Tragic Demise and Electoral Confusion
Then, on November 29, before the electoral college had actually cast any ballots, Greeley himself died. We don’t know exactly what caused his death, but his behavior in the weeks after Election Day offers some insight. Not only was Greeley reeling from the death of his wife and his imminent political defeat, he was also mourning the loss of the New York Tribune, which had just decided to sever ties with its founder. In a missive penned on November 13, Greeley laid bare his hopelessness.
“ … having done wrong to millions while intending only good to hundreds, I pray God that He may quickly take me from a world where all I have done seemed to have turned to evil,” he wrote, “and wherein each hour has long been and henceforth must be one of agony, remorse, and shame.”
On November 19, the 61-year-old editor retreated to Dr. George Choate’s sanatorium near Tarrytown, New York, to recover from a nervous breakdown. “Since his arrival at Tarrytown, Mr. Greeley had evinced great mental disquietude on the subject of his worldly affairs, and the impression grew upon him to such an extent that he became gloomy and despondent, and refused to take more than a small portion of nourishing food at long intervals,” his New York Times obituary read. It’s also possible, as ProPublica’s Scott Klein writes for Medium, that doctors’ limited understanding of psychiatry resulted in drug treatments that worsened Greeley’s condition—or even proved fatal.
In any case, Greeley’s sudden death left members of the electoral college wondering what to do with his electoral votes.
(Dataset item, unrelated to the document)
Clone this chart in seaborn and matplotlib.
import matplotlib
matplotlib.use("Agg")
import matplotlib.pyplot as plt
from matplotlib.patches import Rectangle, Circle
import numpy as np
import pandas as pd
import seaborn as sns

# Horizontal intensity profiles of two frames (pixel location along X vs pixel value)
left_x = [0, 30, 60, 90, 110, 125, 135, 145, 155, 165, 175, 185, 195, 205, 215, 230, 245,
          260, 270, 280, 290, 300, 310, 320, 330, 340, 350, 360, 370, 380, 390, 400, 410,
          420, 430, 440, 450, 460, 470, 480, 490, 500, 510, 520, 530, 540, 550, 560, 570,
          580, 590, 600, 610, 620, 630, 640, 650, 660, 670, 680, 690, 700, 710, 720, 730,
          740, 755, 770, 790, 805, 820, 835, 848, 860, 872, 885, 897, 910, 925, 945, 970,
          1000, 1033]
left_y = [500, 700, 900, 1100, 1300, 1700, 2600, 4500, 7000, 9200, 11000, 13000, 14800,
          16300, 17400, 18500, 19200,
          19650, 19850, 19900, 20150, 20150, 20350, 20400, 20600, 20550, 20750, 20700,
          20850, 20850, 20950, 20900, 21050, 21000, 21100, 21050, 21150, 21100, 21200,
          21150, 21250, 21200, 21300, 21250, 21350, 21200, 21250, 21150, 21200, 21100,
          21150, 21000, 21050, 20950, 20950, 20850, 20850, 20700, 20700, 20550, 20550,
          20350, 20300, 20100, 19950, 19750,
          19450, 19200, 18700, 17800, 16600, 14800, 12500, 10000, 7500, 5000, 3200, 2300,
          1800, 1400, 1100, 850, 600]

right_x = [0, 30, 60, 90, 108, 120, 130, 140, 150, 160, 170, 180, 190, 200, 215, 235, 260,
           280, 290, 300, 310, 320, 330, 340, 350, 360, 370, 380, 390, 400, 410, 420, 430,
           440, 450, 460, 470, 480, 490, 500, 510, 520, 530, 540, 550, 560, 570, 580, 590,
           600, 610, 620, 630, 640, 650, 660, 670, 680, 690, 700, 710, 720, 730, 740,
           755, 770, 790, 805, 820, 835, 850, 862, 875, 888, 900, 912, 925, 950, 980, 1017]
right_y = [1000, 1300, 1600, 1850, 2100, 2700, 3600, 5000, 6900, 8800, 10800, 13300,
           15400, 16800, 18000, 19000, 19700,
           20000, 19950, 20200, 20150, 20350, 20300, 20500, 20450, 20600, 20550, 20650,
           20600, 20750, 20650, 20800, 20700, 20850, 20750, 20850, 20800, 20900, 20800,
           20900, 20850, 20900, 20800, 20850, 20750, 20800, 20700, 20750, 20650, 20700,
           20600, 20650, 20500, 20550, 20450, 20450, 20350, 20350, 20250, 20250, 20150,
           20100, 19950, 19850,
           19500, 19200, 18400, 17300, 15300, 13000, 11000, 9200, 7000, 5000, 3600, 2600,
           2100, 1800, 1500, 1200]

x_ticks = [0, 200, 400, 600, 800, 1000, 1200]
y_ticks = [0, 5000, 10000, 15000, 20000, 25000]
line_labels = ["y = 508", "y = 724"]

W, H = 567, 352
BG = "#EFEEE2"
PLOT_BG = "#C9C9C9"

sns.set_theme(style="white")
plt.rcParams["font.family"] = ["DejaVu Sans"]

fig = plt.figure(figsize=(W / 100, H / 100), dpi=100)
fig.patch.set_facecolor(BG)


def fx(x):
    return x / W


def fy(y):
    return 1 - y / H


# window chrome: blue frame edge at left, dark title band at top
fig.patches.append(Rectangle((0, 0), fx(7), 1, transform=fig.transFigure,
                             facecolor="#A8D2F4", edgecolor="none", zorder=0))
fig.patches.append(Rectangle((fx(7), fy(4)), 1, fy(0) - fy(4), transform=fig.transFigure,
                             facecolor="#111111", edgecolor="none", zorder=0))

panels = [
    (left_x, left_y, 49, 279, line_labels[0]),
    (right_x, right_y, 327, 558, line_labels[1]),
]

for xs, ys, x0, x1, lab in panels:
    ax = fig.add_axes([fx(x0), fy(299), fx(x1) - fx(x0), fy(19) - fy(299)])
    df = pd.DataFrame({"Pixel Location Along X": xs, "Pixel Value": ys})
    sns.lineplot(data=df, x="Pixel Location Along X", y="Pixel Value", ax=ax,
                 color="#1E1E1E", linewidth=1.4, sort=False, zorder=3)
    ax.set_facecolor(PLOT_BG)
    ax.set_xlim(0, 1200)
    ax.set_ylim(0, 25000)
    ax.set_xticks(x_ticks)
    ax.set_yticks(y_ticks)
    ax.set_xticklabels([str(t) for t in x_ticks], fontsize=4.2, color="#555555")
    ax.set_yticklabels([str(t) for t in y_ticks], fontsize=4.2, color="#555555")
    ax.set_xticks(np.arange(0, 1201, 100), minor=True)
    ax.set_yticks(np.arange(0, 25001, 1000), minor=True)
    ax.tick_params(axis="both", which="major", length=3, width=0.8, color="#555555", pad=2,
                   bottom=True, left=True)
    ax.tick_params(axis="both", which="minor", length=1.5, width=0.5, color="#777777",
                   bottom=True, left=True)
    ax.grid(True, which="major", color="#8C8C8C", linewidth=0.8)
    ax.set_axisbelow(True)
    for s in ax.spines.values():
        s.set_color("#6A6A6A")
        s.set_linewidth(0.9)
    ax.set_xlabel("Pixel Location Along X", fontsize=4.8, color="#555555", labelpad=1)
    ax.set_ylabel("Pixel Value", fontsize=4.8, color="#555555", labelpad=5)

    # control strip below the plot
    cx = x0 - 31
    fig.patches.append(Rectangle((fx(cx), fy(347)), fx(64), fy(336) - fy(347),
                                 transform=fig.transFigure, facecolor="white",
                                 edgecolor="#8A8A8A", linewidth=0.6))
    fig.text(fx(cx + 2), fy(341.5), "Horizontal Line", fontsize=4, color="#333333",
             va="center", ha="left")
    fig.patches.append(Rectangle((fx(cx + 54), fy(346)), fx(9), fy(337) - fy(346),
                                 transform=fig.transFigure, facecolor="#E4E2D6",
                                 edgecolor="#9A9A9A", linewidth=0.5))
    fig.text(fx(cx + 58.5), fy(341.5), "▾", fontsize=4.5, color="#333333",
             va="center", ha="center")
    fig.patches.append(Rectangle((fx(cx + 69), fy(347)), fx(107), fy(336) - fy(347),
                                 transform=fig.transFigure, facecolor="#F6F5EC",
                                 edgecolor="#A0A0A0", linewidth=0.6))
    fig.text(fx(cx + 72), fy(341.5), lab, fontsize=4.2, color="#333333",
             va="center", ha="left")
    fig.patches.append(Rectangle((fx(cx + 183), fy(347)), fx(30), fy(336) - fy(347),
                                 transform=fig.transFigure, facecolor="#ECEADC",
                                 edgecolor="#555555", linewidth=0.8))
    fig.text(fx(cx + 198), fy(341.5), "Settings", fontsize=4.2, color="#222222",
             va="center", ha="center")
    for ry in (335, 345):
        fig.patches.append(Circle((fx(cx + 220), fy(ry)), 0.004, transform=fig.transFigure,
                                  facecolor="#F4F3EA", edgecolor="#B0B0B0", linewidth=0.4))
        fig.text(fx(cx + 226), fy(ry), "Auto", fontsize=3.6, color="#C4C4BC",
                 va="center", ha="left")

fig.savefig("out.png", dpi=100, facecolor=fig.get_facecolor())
Instead of casting their ballots for a now-deceased candidate (which, strangely, has happened in several smaller elections), most decided to vote for a different candidate who, though alive, still had no chance of winning. Greeley’s running mate, Benjamin Brown, received 18 votes; 42 votes went to Thomas Hendricks, Grover Cleveland’s future vice president; two Georgia representatives voted for Georgian Charles Jenkins; and David Davis, who had competed against Greeley for the Liberal Republican nomination, received one vote. Three electors did follow through on their pledge to vote for Greeley, but their ballots were voided.
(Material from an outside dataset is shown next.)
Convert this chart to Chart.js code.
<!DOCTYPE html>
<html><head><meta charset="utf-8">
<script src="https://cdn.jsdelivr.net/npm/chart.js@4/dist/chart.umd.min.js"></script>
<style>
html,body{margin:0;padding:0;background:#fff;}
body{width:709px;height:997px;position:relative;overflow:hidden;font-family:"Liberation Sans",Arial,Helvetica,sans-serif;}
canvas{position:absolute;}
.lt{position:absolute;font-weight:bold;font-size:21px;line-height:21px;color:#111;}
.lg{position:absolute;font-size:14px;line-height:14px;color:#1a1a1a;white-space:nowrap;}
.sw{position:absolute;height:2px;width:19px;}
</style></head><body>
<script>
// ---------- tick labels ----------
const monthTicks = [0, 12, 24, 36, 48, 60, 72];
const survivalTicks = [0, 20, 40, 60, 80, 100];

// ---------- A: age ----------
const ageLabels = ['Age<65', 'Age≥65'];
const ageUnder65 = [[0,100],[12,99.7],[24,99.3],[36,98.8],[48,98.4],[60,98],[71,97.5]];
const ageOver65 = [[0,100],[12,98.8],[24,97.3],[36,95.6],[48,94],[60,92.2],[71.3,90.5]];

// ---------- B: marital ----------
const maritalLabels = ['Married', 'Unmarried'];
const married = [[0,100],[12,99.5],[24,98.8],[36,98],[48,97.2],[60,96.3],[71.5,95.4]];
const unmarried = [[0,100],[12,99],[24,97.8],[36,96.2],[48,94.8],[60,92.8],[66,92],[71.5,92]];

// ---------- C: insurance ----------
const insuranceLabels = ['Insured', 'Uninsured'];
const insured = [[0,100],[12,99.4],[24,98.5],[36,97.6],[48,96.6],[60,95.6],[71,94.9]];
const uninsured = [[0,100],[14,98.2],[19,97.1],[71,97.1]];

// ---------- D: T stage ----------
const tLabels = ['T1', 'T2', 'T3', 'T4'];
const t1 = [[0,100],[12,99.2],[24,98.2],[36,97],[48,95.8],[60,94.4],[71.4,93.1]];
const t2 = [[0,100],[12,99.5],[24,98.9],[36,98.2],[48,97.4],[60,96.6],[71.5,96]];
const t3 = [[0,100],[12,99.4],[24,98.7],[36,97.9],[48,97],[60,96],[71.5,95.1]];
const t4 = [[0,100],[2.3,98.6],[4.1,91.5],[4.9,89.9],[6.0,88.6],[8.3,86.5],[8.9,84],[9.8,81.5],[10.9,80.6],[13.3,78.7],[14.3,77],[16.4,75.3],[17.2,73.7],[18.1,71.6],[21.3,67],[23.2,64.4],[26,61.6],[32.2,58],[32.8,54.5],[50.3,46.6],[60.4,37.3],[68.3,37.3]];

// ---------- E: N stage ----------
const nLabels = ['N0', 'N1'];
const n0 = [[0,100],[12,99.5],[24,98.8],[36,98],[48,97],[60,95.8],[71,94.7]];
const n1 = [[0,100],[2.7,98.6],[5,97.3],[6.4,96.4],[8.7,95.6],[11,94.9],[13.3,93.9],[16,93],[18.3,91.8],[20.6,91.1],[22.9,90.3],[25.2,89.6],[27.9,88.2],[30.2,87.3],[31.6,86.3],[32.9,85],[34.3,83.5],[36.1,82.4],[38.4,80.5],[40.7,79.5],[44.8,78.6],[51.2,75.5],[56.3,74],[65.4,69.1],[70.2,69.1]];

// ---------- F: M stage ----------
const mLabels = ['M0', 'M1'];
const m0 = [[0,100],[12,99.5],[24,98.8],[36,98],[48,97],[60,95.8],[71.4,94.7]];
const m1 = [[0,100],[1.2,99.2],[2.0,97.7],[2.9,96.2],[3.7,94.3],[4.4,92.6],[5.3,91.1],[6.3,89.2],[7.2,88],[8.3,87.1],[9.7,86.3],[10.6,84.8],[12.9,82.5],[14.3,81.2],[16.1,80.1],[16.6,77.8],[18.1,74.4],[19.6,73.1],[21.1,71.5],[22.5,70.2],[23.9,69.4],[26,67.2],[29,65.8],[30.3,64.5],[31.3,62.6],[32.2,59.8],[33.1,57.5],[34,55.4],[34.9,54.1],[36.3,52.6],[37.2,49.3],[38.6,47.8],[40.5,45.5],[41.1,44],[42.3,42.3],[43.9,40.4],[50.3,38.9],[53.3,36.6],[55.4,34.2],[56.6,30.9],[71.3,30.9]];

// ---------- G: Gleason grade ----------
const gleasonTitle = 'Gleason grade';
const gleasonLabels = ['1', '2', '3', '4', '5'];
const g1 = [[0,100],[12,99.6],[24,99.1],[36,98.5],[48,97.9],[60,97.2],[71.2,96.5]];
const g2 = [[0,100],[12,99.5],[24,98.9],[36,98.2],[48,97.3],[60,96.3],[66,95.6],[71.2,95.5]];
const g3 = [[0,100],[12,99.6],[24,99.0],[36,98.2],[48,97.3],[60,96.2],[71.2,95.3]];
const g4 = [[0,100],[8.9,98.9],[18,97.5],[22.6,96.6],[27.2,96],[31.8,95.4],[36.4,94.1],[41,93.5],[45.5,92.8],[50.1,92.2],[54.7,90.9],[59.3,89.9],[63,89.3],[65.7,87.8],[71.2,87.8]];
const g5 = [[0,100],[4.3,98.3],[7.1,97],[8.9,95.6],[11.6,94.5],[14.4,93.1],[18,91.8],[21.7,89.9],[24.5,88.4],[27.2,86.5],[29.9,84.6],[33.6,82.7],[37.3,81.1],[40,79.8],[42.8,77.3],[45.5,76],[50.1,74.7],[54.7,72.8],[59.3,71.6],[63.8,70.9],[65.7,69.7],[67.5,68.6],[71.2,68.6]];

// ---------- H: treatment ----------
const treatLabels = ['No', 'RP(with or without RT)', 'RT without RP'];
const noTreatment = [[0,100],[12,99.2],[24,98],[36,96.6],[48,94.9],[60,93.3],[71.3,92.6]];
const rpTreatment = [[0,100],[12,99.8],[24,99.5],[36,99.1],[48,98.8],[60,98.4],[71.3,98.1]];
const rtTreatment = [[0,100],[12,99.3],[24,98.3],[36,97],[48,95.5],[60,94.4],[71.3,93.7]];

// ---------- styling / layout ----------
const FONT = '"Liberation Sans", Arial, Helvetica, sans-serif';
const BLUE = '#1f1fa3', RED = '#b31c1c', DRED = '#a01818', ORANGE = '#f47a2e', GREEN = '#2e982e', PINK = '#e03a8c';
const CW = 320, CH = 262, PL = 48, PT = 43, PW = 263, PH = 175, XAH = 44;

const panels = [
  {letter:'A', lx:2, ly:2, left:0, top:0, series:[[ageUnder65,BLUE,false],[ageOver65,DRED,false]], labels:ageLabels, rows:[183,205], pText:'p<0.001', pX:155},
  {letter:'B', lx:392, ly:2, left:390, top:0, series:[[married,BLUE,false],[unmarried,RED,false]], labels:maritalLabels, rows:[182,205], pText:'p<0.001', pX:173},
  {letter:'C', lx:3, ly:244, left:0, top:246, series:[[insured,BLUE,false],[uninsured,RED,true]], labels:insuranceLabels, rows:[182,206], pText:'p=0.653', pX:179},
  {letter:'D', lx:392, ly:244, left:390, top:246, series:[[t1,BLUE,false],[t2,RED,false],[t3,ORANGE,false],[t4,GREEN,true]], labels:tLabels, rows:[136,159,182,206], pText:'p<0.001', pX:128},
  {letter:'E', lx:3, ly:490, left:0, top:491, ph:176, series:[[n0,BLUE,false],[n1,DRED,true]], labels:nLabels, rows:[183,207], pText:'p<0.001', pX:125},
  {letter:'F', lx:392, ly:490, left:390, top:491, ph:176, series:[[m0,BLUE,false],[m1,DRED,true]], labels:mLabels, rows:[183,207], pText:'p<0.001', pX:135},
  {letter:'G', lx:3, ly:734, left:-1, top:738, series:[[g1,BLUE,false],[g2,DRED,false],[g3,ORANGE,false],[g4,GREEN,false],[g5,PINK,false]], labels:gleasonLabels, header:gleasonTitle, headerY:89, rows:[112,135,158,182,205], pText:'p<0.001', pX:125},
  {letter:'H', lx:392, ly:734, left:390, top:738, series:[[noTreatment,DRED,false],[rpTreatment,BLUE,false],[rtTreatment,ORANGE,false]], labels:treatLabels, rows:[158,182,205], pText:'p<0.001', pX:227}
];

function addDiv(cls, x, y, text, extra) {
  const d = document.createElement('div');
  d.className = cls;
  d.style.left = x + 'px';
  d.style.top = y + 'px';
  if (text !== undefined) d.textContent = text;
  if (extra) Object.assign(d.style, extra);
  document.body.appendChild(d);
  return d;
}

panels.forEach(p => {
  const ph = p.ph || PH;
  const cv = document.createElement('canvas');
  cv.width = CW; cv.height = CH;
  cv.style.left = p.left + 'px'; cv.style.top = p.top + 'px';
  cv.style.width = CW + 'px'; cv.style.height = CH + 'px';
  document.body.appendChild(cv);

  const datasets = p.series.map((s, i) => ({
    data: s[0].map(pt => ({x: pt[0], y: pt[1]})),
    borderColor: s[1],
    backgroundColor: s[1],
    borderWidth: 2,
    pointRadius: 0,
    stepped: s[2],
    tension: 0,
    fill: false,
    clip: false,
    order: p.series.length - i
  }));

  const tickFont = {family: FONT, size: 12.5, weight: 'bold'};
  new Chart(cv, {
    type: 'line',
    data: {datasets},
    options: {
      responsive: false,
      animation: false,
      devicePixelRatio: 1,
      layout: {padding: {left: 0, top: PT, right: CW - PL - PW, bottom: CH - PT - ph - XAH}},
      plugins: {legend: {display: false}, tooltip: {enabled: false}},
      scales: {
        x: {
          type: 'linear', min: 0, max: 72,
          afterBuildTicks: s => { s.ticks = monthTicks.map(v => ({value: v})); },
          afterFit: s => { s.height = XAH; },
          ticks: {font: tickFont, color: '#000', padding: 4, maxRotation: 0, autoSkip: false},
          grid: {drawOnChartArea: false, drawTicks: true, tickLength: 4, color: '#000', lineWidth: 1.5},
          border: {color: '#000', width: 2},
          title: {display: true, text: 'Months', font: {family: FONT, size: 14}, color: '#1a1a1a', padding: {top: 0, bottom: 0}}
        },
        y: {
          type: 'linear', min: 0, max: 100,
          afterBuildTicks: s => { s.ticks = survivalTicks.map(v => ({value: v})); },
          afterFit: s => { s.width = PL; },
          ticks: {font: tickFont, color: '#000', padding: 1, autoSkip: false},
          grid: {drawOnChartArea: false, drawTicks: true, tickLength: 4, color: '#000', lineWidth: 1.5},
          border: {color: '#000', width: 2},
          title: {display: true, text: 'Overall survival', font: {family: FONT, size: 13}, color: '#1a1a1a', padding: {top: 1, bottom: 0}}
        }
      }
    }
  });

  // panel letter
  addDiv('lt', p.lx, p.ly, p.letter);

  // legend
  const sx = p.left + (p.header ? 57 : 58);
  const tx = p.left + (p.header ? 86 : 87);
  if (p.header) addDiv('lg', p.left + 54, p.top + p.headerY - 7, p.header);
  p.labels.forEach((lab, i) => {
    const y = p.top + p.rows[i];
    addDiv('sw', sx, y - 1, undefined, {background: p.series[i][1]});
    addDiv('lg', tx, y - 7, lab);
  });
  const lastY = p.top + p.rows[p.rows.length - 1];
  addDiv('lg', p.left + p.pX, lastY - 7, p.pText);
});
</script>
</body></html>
It’s the only time that a presidential candidate has died before the electoral college voted, but that’s not to say it couldn’t happen again. Though the voting process has become more efficient in the last 150 years, there’s still a sizable gap between Election Day and the day electors vote, which is always set for the Monday after the second Wednesday in December—this year, that’s December 14.